Forward doubly-virtual Compton scattering off the nucleon in chiral perturbation theory: The subtraction function and moments of unpolarized structure functions

Abstract

The forward doubly-virtual Compton scattering (VVCS) off the nucleon contains a wealth of information on nucleon structure, relevant to the calculation of the two-photon-exchange effects in atomic spectroscopy and electron scattering. We report on a complete next-to-leading-order (NLO) calculation of low-energy VVCS in chiral perturbation theory ( χ PT ).
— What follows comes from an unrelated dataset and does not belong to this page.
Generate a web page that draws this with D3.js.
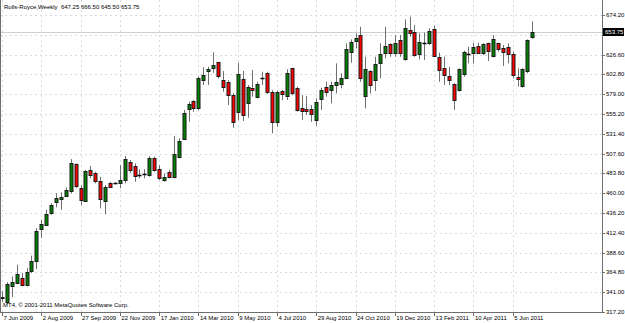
<!DOCTYPE html>
<html>
<head>
<meta charset="utf-8">
<script src="https://cdn.jsdelivr.net/npm/d3@7"></script>
<style>
  html, body { margin: 0; padding: 0; background: #ffffff; }
  svg { display: block; }
  text { font-family: "Liberation Sans", Arial, sans-serif; }
</style>
</head>
<body>
<svg id="chart" width="625" height="323"></svg>
<script>
// ---------------- DATA ----------------
const symbolTitle = "Rolls-Royce,Weekly";
const firstWeek = "7 Jun 2009";
const copyrightText = "MT4, \u00A9 2001-2011 MetaQuotes Software Corp.";

const opens = [
  335, 329, 348, 352, 358, 349, 366, 379, 417, 422,
  436, 449, 453, 457, 462, 495, 466, 450.6, 488, 484.6,
  475, 450.6, 472.6, 471.9, 472.3, 475, 497.9, 492.7, 481, 482.8,
  481.9, 501.9, 488.7, 476.7, 485.8, 479.8, 503.9, 524.8, 561.5, 570.8,
  561.5, 596, 606, 610.1, 617.3, 596, 594, 578, 557.6, 596.9,
  568.8, 586.8, 574.8, 597.5, 604.1, 582, 545.9, 582.8, 576.8, 610.1,
  586.1, 562, 561.2, 560.8, 548, 572.9, 588, 584, 590, 592.1,
  598.8, 630.1, 642.1, 650.1, 576.8, 607.2, 596, 616.1, 628.1, 639.3,
  628.1, 644.1, 621.3, 656.1, 654.1, 627.3, 640.2, 641.4, 657.3, 624,
  610.1, 601.2, 591.2, 583.2, 604.1, 626.9, 628.1, 637.3, 628.1, 640.2,
  625.3, 640.2, 634.1, 636.1, 626.9, 600, 588.8, 607.2, 647.25
];
const highs = [
  342, 353, 360, 374, 364, 370, 385, 418, 428, 440,
  448, 460, 461, 467, 501, 496, 469.8, 487.9, 492.7, 485.8,
  479.8, 469.8, 473.8, 473, 493.9, 504.7, 499.9, 495.9, 488.7, 488.7,
  504.7, 503.9, 493.9, 483.9, 487.9, 528.7, 525.9, 560, 570, 572,
  600, 611.3, 612, 629.3, 618, 606.9, 596, 580.1, 616.8, 606.9,
  590, 608.1, 594, 606, 606, 584, 583.2, 584, 608.9, 610.8,
  588, 578, 576.8, 566, 574.1, 586.8, 594, 594, 616.1, 604.1,
  640.2, 644.9, 652.2, 660.1, 624, 608.1, 624, 640.2, 660.1, 640.2,
  650.1, 650.1, 669, 672.1, 662.2, 652.2, 652.9, 658.2, 661.3, 628.9,
  624, 612, 592.1, 610.1, 631.3, 636.1, 640.9, 640.9, 640.2, 640.9,
  650.1, 640.9, 638.1, 640.2, 630.1, 610.1, 610.1, 644.9, 666.5
];
const lows = [
  329, 327, 335, 352, 348, 348, 364, 369, 406, 421,
  434, 443, 440, 456, 460, 466, 445.8, 449.8, 477.9, 471.9,
  441.8, 434.6, 467.1, 470.5, 465.9, 471.9, 484.6, 473.8, 477.9, 477.9,
  479.8, 485.8, 475.9, 473.8, 477.9, 477.9, 501.9, 523.9, 545.9, 557.9,
  560, 590, 590, 604.8, 598.1, 582, 566, 538.7, 548, 546.8,
  550.7, 576, 574.1, 590, 579.2, 532, 539.9, 572, 572, 578,
  557.9, 548, 554, 545.9, 541.1, 560, 576, 568, 580.1, 586.1,
  598.1, 616.8, 634.1, 594, 562, 580.1, 582.8, 598.1, 622.1, 624,
  624, 624, 619.2, 648.1, 624, 620.9, 620.1, 638.1, 624, 594,
  590, 590, 560, 582, 600, 616.1, 616.1, 628.1, 626.1, 618.9,
  623.3, 630.1, 612.9, 616.1, 598.1, 588, 586.8, 604.1, 645.5
];
const closes = [
  334, 351, 353, 363, 349, 365, 378, 415, 423, 435,
  446, 454, 456, 464, 496, 468, 451.8, 487, 481.9, 475,
  453.9, 467.8, 467.8, 472.3, 475.9, 500.7, 488.7, 481, 481.5, 483.3,
  501.9, 487.9, 477.9, 479.8, 479.8, 507.1, 523.1, 556, 567.2, 562.8,
  598.1, 602.1, 608.9, 614.1, 600, 588, 578, 545.9, 603.3, 554,
  588, 584, 590.9, 598.1, 580.8, 545.9, 582, 578.9, 604.8, 580.1,
  559.2, 557.9, 558.8, 555.2, 570, 584, 582, 590, 594, 598.8,
  633.3, 642.1, 646.2, 598.1, 609.3, 590, 615.3, 627.3, 636.9, 628.1,
  640.2, 628.1, 658.2, 652.2, 626.9, 641.4, 640.6, 655.3, 625.3, 608.9,
  602.1, 596, 572, 608.9, 630.1, 627.5, 635.3, 629.3, 638.9, 630.1,
  645.3, 633.3, 628.9, 628.1, 602.1, 598.1, 608.9, 644.1, 653.75
];

const priceTicks = [317.20, 341.00, 364.80, 388.60, 412.40, 436.20, 460.00, 483.80,
                    507.60, 531.40, 555.20, 579.00, 602.80, 626.60, 650.40, 674.20];
const dateTickLabels = ["7 Jun 2009", "2 Aug 2009", "27 Sep 2009", "22 Nov 2009",
  "17 Jan 2010", "14 Mar 2010", "9 May 2010", "4 Jul 2010", "29 Aug 2010",
  "24 Oct 2010", "19 Dec 2010", "13 Feb 2011", "10 Apr 2011", "5 Jun 2011"];

// ---------------- BUILD ----------------
const parseDate = d3.timeParse("%e %b %Y");
const start = parseDate(firstWeek);
const bars = opens.map((o, i) => ({
  date: d3.timeWeek.offset(start, i),
  open: o, high: highs[i], low: lows[i], close: closes[i]
}));
const lastBar = bars[bars.length - 1];

const plotRight = 602, plotBottom = 312;

const x = d3.scaleTime()
  .domain([bars[0].date, lastBar.date])
  .range([2, 532.3]);
const y = d3.scaleLinear()
  .domain([317.2, 674.2])
  .range([312, 15]);

const svg = d3.select("#chart");
const fs = 6.0;

// grid
const grid = svg.append("g");
grid.selectAll("line.h").data(priceTicks).enter().append("line")
  .attr("x1", 0).attr("x2", plotRight)
  .attr("y1", d => Math.round(y(d)) + 0.5).attr("y2", d => Math.round(y(d)) + 0.5)
  .attr("stroke", "#d6dae3").attr("stroke-width", 1).attr("stroke-dasharray", "2,3");
const dateTicks = dateTickLabels.map(s => ({ label: s, date: parseDate(s) }));
grid.selectAll("line.v").data(dateTicks).enter().append("line")
  .attr("x1", d => Math.round(x(d.date)) + 0.5).attr("x2", d => Math.round(x(d.date)) + 0.5)
  .attr("y1", 0).attr("y2", plotBottom)
  .attr("stroke", "#d6dae3").attr("stroke-width", 1).attr("stroke-dasharray", "2,3");

// bid line (last close)
svg.append("line")
  .attr("x1", 0).attr("x2", plotRight)
  .attr("y1", Math.round(y(lastBar.close)) + 0.5).attr("y2", Math.round(y(lastBar.close)) + 0.5)
  .attr("stroke", "#cfcfcf").attr("stroke-width", 1);

// candles
const cg = svg.append("g");
const cx = d => Math.round(x(d.date)) + 0.5;
cg.selectAll("line.wick").data(bars).enter().append("line")
  .attr("x1", cx).attr("x2", cx)
  .attr("y1", d => y(d.high)).attr("y2", d => y(d.low))
  .attr("stroke", "#707070").attr("stroke-width", 1);

const isDoji = d => Math.abs(d.close - d.open) < 1;
cg.selectAll("rect.body").data(bars.filter(d => !isDoji(d))).enter().append("rect")
  .attr("x", d => cx(d) - 1.5)
  .attr("width", 3)
  .attr("y", d => Math.round(y(Math.max(d.open, d.close))) + 0.5)
  .attr("height", d => Math.max(1, Math.round(Math.abs(y(d.open) - y(d.close)))))
  .attr("fill", d => d.close >= d.open ? "#008000" : "#ff0000")
  .attr("stroke", "#1a1a1a").attr("stroke-width", 1);
cg.selectAll("line.doji").data(bars.filter(isDoji)).enter().append("line")
  .attr("x1", d => cx(d) - 2).attr("x2", d => cx(d) + 2)
  .attr("y1", d => Math.round(y(d.close)) + 0.5).attr("y2", d => Math.round(y(d.close)) + 0.5)
  .attr("stroke", "#000").attr("stroke-width", 1.5);

// frame
svg.append("line").attr("x1", 0.5).attr("x2", 0.5).attr("y1", 0).attr("y2", plotBottom + 0.5)
  .attr("stroke", "#6e6e6e");
svg.append("line").attr("x1", plotRight + 0.5).attr("x2", plotRight + 0.5).attr("y1", 0).attr("y2", plotBottom + 0.5)
  .attr("stroke", "#6e6e6e");
svg.append("line").attr("x1", 0).attr("x2", plotRight + 1).attr("y1", plotBottom + 0.5).attr("y2", plotBottom + 0.5)
  .attr("stroke", "#6e6e6e");

// price axis
const lastY = y(lastBar.close);
const pa = svg.append("g");
pa.selectAll("line").data(priceTicks).enter().append("line")
  .attr("x1", plotRight).attr("x2", plotRight + 3)
  .attr("y1", d => Math.round(y(d)) + 0.5).attr("y2", d => Math.round(y(d)) + 0.5)
  .attr("stroke", "#6e6e6e");
pa.selectAll("text").data(priceTicks.filter(d => Math.abs(y(d) - lastY) > 7)).enter().append("text")
  .attr("x", plotRight + 4).attr("y", d => y(d) + 0.5)
  .attr("dominant-baseline", "middle")
  .attr("font-size", fs).attr("fill", "#000")
  .text(d => d.toFixed(2));
// last price box
pa.append("rect").attr("x", plotRight + 1).attr("y", lastY - 4).attr("width", 21).attr("height", 8)
  .attr("fill", "#000");
pa.append("text").attr("x", plotRight + 3).attr("y", lastY + 0.5)
  .attr("dominant-baseline", "middle").attr("font-size", fs).attr("fill", "#fff")
  .text(lastBar.close.toFixed(2));

// date axis
const da = svg.append("g");
da.selectAll("line").data(dateTicks).enter().append("line")
  .attr("x1", d => Math.round(x(d.date)) + 0.5).attr("x2", d => Math.round(x(d.date)) + 0.5)
  .attr("y1", plotBottom).attr("y2", plotBottom + 4)
  .attr("stroke", "#6e6e6e");
da.selectAll("text").data(dateTicks).enter().append("text")
  .attr("x", d => x(d.date) + 1.5).attr("y", 318.5)
  .attr("dominant-baseline", "middle")
  .attr("font-size", fs).attr("fill", "#000")
  .text(d => d.label);

// title and copyright
const f2 = v => v.toFixed(2);
svg.append("text").attr("x", 4).attr("y", 7)
  .attr("dominant-baseline", "middle").attr("font-size", fs).attr("fill", "#000")
  .attr("xml:space", "preserve")
  .text(symbolTitle + "  " + [lastBar.open, lastBar.high, lastBar.low, lastBar.close].map(f2).join(" "));
svg.append("text").attr("x", 3).attr("y", 305.5)
  .attr("dominant-baseline", "middle").attr("font-size", fs).attr("fill", "#000")
  .text(copyrightText);
</script>
</body>
</html>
Here we focus on the unpolarized VVCS amplitudes T 1 ( ν , Q 2 ) and T 2 ( ν , Q 2 ) , and the corresponding structure functions F 1 ( x , Q 2 ) and F 2 ( x , Q 2 ) . Our results are confronted, where possible, with “data-driven” dispersive evaluations of low-energy structure quantities, such as nucleon polarizabilities. We find significant disagreements with dispersive evaluations at very low momentum-transfer Q ; for example, in the slope of polarizabilities at zero momentum transfer. By expanding the results in powers of the inverse nucleon mass, we reproduce the known “heavy-baryon” expressions. This serves as a check of our calculation, as well as demonstrates the differences between the manifestly Lorentz-invariant ( B χ PT ) and heavy-baryon ( HB χ PT ) frameworks.